TRIBUNNEWS.COM, JAKARTA - Tim Penyidik Komisi Pemberantasan Korupsi (KPK) mengamankan uang senilai Rp 4 miliar dan 8 unit sepeda yang diduga dibeli menggunakan uang suap perizinan ekspor benih bening lobster atau benur.
Sejumlah barang itu diamankan tim penyidik saat menggeledah rumah dinas mantan Menteri Kelautan dan Perikanan Edhy Prabowo di Kompleks Widya Chandra, Jakarta, Rabu (2/12/2020).
"Rabu (2/12) tim penyidik KPK melakukan penggeledahan di rumah jabatan menteri kelautan dan perikanan di jalan Widya Chandra V Jakarta," kata Plt Juru Bicara Penindakan KPK Ali Fikri lewat pesan singkat, Kamis (3/12/2020).
Baca juga: KPK Geledah Rumah Dinas Eks Menteri Kelautan dan Perikanan Edhy Prabowo
Selain uang dan sepeda, tim penyidik turut mengamankan sejumlah dokumen terkait perkara serta barang bukti elektronik.
Ali mengatakan, tim penyidik bakal menganalisa seluruh temuan tersebut untuk dilakukan penyitaan sebagai barang bukti perkara.
"Tim penyidik akan menganalisa seluruh barang dan dokumen serta uang yang ditemukan dalam proses penggeledahan tersebut untuk selanjutnya segera dilakukan penyitaan untuk menjadi barang bukti dalam perkara ini," kata Ali.
Dalam perkara ini KPK menetapkan total tujuh orang sebagai tersangka.
Enam orang sebagai penerima suap yakni Edhy Prabowo; stafsus Menteri KP, Safri dan Andreau Pribadi Misata; Pengurus PT ACK, Siswadi; staf istri Menteri KP, Ainul Faqih; dan Amiril Mukminin (swasta).
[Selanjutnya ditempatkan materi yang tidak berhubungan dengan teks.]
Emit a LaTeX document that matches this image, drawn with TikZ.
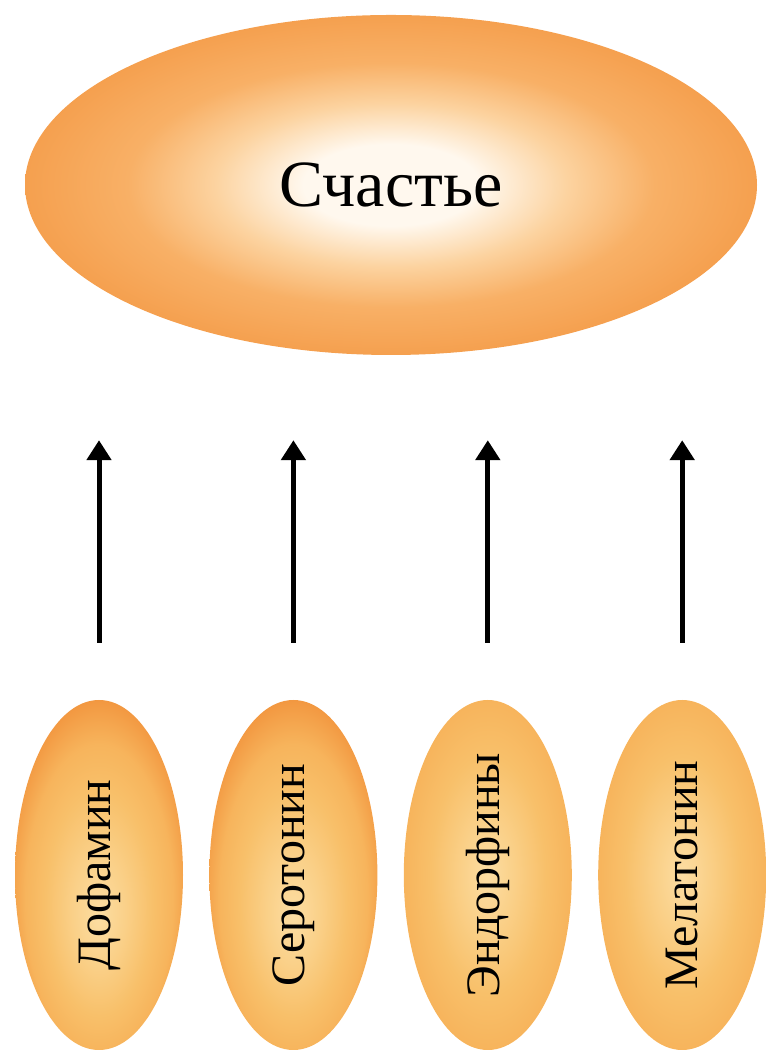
\documentclass[tikz,border=0pt]{standalone}
\usepackage{fontspec}
\setmainfont{Liberation Serif}
\usetikzlibrary{arrows.meta,positioning,shapes.geometric}

\definecolor{glowcore}{HTML}{FFF8EE}
\definecolor{glowmid}{HTML}{FCD3A0}
\definecolor{glowrim}{HTML}{F8B066}
\definecolor{glowedge}{HTML}{F5A04F}
\definecolor{pillcore}{HTML}{FCDDA2}
\definecolor{pillmid}{HTML}{FAD088}
\definecolor{pillrim}{HTML}{F8C06A}
\definecolor{pilledge}{HTML}{F7B45C}
\definecolor{pilldark}{HTML}{F2963F}

% the path's box maps onto the central 50bp square, so the rim sits at 25bp
\pgfdeclareradialshading{bigglow}{\pgfpoint{0bp}{0bp}}{color(0bp)=(glowcore); color(6bp)=(glowcore); color(12bp)=(glowmid); color(18bp)=(glowrim); color(25bp)=(glowedge); color(50bp)=(glowedge)}
\pgfdeclareradialshading{pillglow}{\pgfpoint{0bp}{0bp}}{color(0bp)=(pillcore); color(8bp)=(pillmid); color(17bp)=(pillrim); color(25bp)=(pilledge); color(50bp)=(pilledge)}
\pgfdeclareradialshading{pilltop}{\pgfpoint{0bp}{-6bp}}{color(0bp)=(pillcore); color(8bp)=(pillmid); color(16bp)=(pillrim); color(22bp)=(pilledge); color(28bp)=(pilldark); color(50bp)=(pilldark)}

\begin{document}
\begin{tikzpicture}[x=1pt, y=1pt, node distance=26pt, big/.style={ellipse,shade,shading=bigglow,minimum width=732pt,minimum height=340pt,inner sep=0pt,font=\fontsize{66}{70}\selectfont}, pill/.style={ellipse,shade,shading=pillglow,minimum width=168pt,minimum height=350pt,inner sep=0pt,font=\fontsize{48}{52}\selectfont}, arr/.style={-{Triangle[width=24pt,length=20pt]},line width=5pt,shorten <=57pt,shorten >=85pt}]
\useasboundingbox (0,0) rectangle (766,1054);
\node[big] (happy) at (391,869) {Счастье};
\node[pill,shading=pilltop] (dopa) at (99,179) {\rotatebox{90}{Дофамин}};
\node[pill,shading=pilltop,right=of dopa] (sero) {\rotatebox{90}{Серотонин}};
\node[pill,right=of sero] (endo) {\rotatebox{90}{Эндорфины}};
\node[pill,right=of endo] (mela) {\rotatebox{90}{Мелатонин}};
\draw[arr] (dopa.north)--(dopa.north |- happy.south); \draw[arr] (sero.north)--(sero.north |- happy.south); \draw[arr] (endo.north)--(endo.north |- happy.south); \draw[arr] (mela.north)--(mela.north |- happy.south);
\end{tikzpicture}
\end{document}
Mereka disangkakan melanggar Pasal 12 ayat (1) huruf a atau b atau Pasal 11 UU Nomor 31 Tahun 1999 sebagaimana telah diubah dengan UU Nomor 20 Tahun 2001 tentang Pemberantasan Tindak Pidana Korupsi juncto Pasal 55 ayat (1) ke-1 KUHP juncto Pasal 64 ayat (1) KUHP.
Sedangkan pihak pemberi suap adalah Direktur PT Dua Putra Perkasa (DPP) Suharjito.
Ia disangkakan melanggar Pasal 5 ayat (1) huruf a atau b atau Pasal 13 UU Pemberantasan Tindak Pidana Korupsi Jo Pasal 55 ayat (1) ke-1 KUHP Jo Pasal 64 ayat (1) KUHP.
Dalam kasusnya, Edhy Prabowo diduga melalui staf khususnya mengarahkan para calon eksportir untuk menggunakan PT Aero Citra Kargo bila ingin melakukan ekspor, satu di antaranya adalah perusahaan yang dipimpin Suharjito.
Perusahaan PT ACK itu diduga merupakan satu-satunya forwarder ekspor benih lobster yang sudah disepakati dan dapat restu dari Edhy.
Para calon eksportir kemudian diduga menyetor sejumlah uang ke rekening perusahaan itu agar bisa ekspor.
Uang yang terkumpul diduga digunakan untuk kepentingan Edhy Prabowo seperti untuk keperluan saat ia berada di Hawaii, AS.
Ia diduga menerima uang Rp3,4 miliar melalui kartu ATM yang dipegang staf istrinya.
Selain itu, ia juga diduga pernah menerima 100 ribu dolar AS yang diduga terkait suap.
Adapun total uang dalam rekening penampung suap Edhy Prabowo mencapai Rp9,8 miliar.